## Start

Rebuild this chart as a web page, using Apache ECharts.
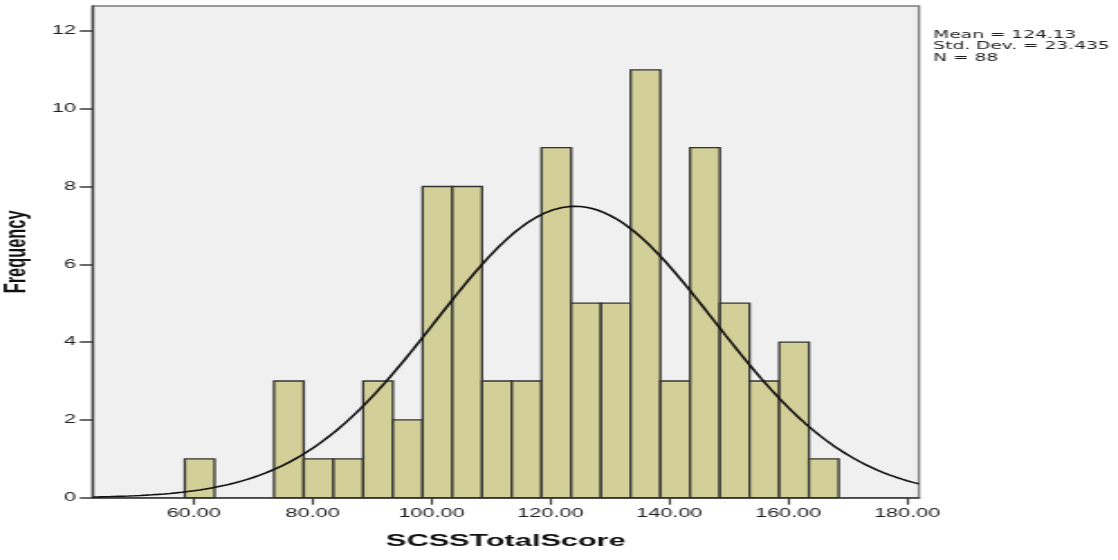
<!DOCTYPE html>
<html>
<head>
<meta charset="utf-8">
<script src="https://cdn.jsdelivr.net/npm/echarts@6/dist/echarts.min.js"></script>
<style>
  html, body { margin: 0; padding: 0; background: #ffffff; overflow: hidden; }
  #wrap { width: 1118px; height: 560px; overflow: hidden; }
  /* chart is laid out at 620px wide and stretched horizontally to the window */
  #chart { width: 620px; height: 560px; transform-origin: 0 0; transform: scaleX(1.80323); }
</style>
</head>
<body>
<div id="wrap"><div id="chart"></div></div>
<script>
// Histogram of SCSS total scores (bin width 5) with fitted normal curve
const binCenters = [61, 66, 71, 76, 81, 86, 91, 96, 101, 106, 111, 116, 121, 126, 131, 136, 141, 146, 151, 156, 161, 166];
const frequencies = [1, 0, 0, 3, 1, 1, 3, 2, 8, 8, 3, 3, 9, 5, 5, 11, 3, 9, 5, 3, 4, 1];
const BIN_WIDTH = 5;
const xTickValues = [60, 80, 100, 120, 140, 160, 180];
const yTickValues = [0, 2, 4, 6, 8, 10, 12];

// summary statistics shown beside the plot
const MEAN = 124.13;
const STD_DEV = 23.435;
const N = 88;
const statsLines = ['Mean = 124.13', 'Std. Dev. = 23.435', 'N = 88'];

const X_MIN = 43, X_MAX = 182, Y_MAX = 12.64;

// normal density scaled to counts per bin
const curve = [];
for (let x = X_MIN; x <= X_MAX + 1e-9; x += 0.5) {
  const z = (x - MEAN) / STD_DEV;
  curve.push([x, N * BIN_WIDTH * Math.exp(-0.5 * z * z) / (STD_DEV * Math.sqrt(2 * Math.PI))]);
}

const chart = echarts.init(document.getElementById('chart'), null, { width: 620, height: 560 });
const textColor = '#1e1e1e';
const axisColor = '#3a3a3a';

chart.setOption({
  animation: false,
  backgroundColor: '#ffffff',
  grid: {
    left: 51.4, right: 110.4, top: 6, bottom: 62.3,
    outerBoundsMode: 'none', containLabel: false,
    show: true, backgroundColor: '#f0f0f0', borderColor: '#7c7c7c', borderWidth: 1.4
  },
  xAxis: {
    type: 'value', min: X_MIN, max: X_MAX,
    name: 'SCSSTotalScore', nameLocation: 'middle', nameGap: 35,
    nameTextStyle: { fontFamily: 'Liberation Sans', fontWeight: 'bold', fontSize: 17, color: '#111' },
    splitLine: { show: false },
    axisLine: { show: true, onZero: false, lineStyle: { color: axisColor, width: 1.5 } },
    axisTick: { show: true, customValues: xTickValues, length: 7, lineStyle: { color: axisColor, width: 1.2 } },
    axisLabel: {
      customValues: xTickValues, margin: 10,
      formatter: v => v.toFixed(2),
      fontFamily: 'Liberation Sans', fontSize: 12, color: textColor
    }
  },
  yAxis: {
    type: 'value', min: 0, max: Y_MAX,
    name: 'Frequency', nameLocation: 'middle', nameGap: 31.3,
    nameTextStyle: { fontFamily: 'Liberation Sans', fontWeight: 'bold', fontSize: 16.4, color: '#111' },
    splitLine: { show: false },
    axisLine: { show: true, lineStyle: { color: axisColor, width: 1.3 } },
    axisTick: { show: true, customValues: yTickValues, length: 7.2, lineStyle: { color: axisColor, width: 1.5 } },
    axisLabel: {
      customValues: yTickValues, margin: 9.3,
      fontFamily: 'Liberation Sans', fontSize: 12, color: textColor
    }
  },
  graphic: [{
    type: 'text', left: 517.6, top: 29.5,
    style: {
      text: statsLines.join('\n'),
      font: '10.3px "DejaVu Sans"', fill: textColor, lineHeight: 11.5
    }
  }],
  series: [
    {
      type: 'custom',
      data: binCenters.map((c, i) => [c, frequencies[i]]),
      renderItem: function (params, api) {
        const c = api.value(0), f = api.value(1);
        if (!f) return null;
        const p0 = api.coord([c - BIN_WIDTH / 2, f]);
        const p1 = api.coord([c + BIN_WIDTH / 2, 0]);
        return {
          type: 'rect',
          shape: { x: p0[0], y: p0[1], width: p1[0] - p0[0], height: p1[1] - p0[1] },
          style: { fill: '#d3cf98', stroke: '#333333', lineWidth: 1.3 }
        };
      },
      z: 2
    },
    {
      type: 'line',
      data: curve,
      showSymbol: false,
      smooth: false,
      lineStyle: { color: '#111111', width: 1.6 },
      clip: true,
      z: 3
    }
  ]
});
</script>
</body>
</html>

## End

Directions: Repeat the lines above exactly, and keep every picture out.

Result:
Rebuild this chart as a web page, using Apache ECharts.
<!DOCTYPE html>
<html>
<head>
<meta charset="utf-8">
<script src="https://cdn.jsdelivr.net/npm/echarts@6/dist/echarts.min.js"></script>
<style>
  html, body { margin: 0; padding: 0; background: #ffffff; overflow: hidden; }
  #wrap { width: 1118px; height: 560px; overflow: hidden; }
  /* chart is laid out at 620px wide and stretched horizontally to the window */
  #chart { width: 620px; height: 560px; transform-origin: 0 0; transform: scaleX(1.80323); }
</style>
</head>
<body>
<div id="wrap"><div id="chart"></div></div>
<script>
// Histogram of SCSS total scores (bin width 5) with fitted normal curve
const binCenters = [61, 66, 71, 76, 81, 86, 91, 96, 101, 106, 111, 116, 121, 126, 131, 136, 141, 146, 151, 156, 161, 166];
const frequencies = [1, 0, 0, 3, 1, 1, 3, 2, 8, 8, 3, 3, 9, 5, 5, 11, 3, 9, 5, 3, 4, 1];
const BIN_WIDTH = 5;
const xTickValues = [60, 80, 100, 120, 140, 160, 180];
const yTickValues = [0, 2, 4, 6, 8, 10, 12];

// summary statistics shown beside the plot
const MEAN = 124.13;
const STD_DEV = 23.435;
const N = 88;
const statsLines = ['Mean = 124.13', 'Std. Dev. = 23.435', 'N = 88'];

const X_MIN = 43, X_MAX = 182, Y_MAX = 12.64;

// normal density scaled to counts per bin
const curve = [];
for (let x = X_MIN; x <= X_MAX + 1e-9; x += 0.5) {
  const z = (x - MEAN) / STD_DEV;
  curve.push([x, N * BIN_WIDTH * Math.exp(-0.5 * z * z) / (STD_DEV * Math.sqrt(2 * Math.PI))]);
}

const chart = echarts.init(document.getElementById('chart'), null, { width: 620, height: 560 });
const textColor = '#1e1e1e';
const axisColor = '#3a3a3a';

chart.setOption({
  animation: false,
  backgroundColor: '#ffffff',
  grid: {
    left: 51.4, right: 110.4, top: 6, bottom: 62.3,
    outerBoundsMode: 'none', containLabel: false,
    show: true, backgroundColor: '#f0f0f0', borderColor: '#7c7c7c', borderWidth: 1.4
  },
  xAxis: {
    type: 'value', min: X_MIN, max: X_MAX,
    name: 'SCSSTotalScore', nameLocation: 'middle', nameGap: 35,
    nameTextStyle: { fontFamily: 'Liberation Sans', fontWeight: 'bold', fontSize: 17, color: '#111' },
    splitLine: { show: false },
    axisLine: { show: true, onZero: false, lineStyle: { color: axisColor, width: 1.5 } },
    axisTick: { show: true, customValues: xTickValues, length: 7, lineStyle: { color: axisColor, width: 1.2 } },
    axisLabel: {
      customValues: xTickValues, margin: 10,
      formatter: v => v.toFixed(2),
      fontFamily: 'Liberation Sans', fontSize: 12, color: textColor
    }
  },
  yAxis: {
    type: 'value', min: 0, max: Y_MAX,
    name: 'Frequency', nameLocation: 'middle', nameGap: 31.3,
    nameTextStyle: { fontFamily: 'Liberation Sans', fontWeight: 'bold', fontSize: 16.4, color: '#111' },
    splitLine: { show: false },
    axisLine: { show: true, lineStyle: { color: axisColor, width: 1.3 } },
    axisTick: { show: true, customValues: yTickValues, length: 7.2, lineStyle: { color: axisColor, width: 1.5 } },
    axisLabel: {
      customValues: yTickValues, margin: 9.3,
      fontFamily: 'Liberation Sans', fontSize: 12, color: textColor
    }
  },
  graphic: [{
    type: 'text', left: 517.6, top: 29.5,
    style: {
      text: statsLines.join('\n'),
      font: '10.3px "DejaVu Sans"', fill: textColor, lineHeight: 11.5
    }
  }],
  series: [
    {
      type: 'custom',
      data: binCenters.map((c, i) => [c, frequencies[i]]),
      renderItem: function (params, api) {
        const c = api.value(0), f = api.value(1);
        if (!f) return null;
        const p0 = api.coord([c - BIN_WIDTH / 2, f]);
        const p1 = api.coord([c + BIN_WIDTH / 2, 0]);
        return {
          type: 'rect',
          shape: { x: p0[0], y: p0[1], width: p1[0] - p0[0], height: p1[1] - p0[1] },
          style: { fill: '#d3cf98', stroke: '#333333', lineWidth: 1.3 }
        };
      },
      z: 2
    },
    {
      type: 'line',
      data: curve,
      showSymbol: false,
      smooth: false,
      lineStyle: { color: '#111111', width: 1.6 },
      clip: true,
      z: 3
    }
  ]
});
</script>
</body>
</html>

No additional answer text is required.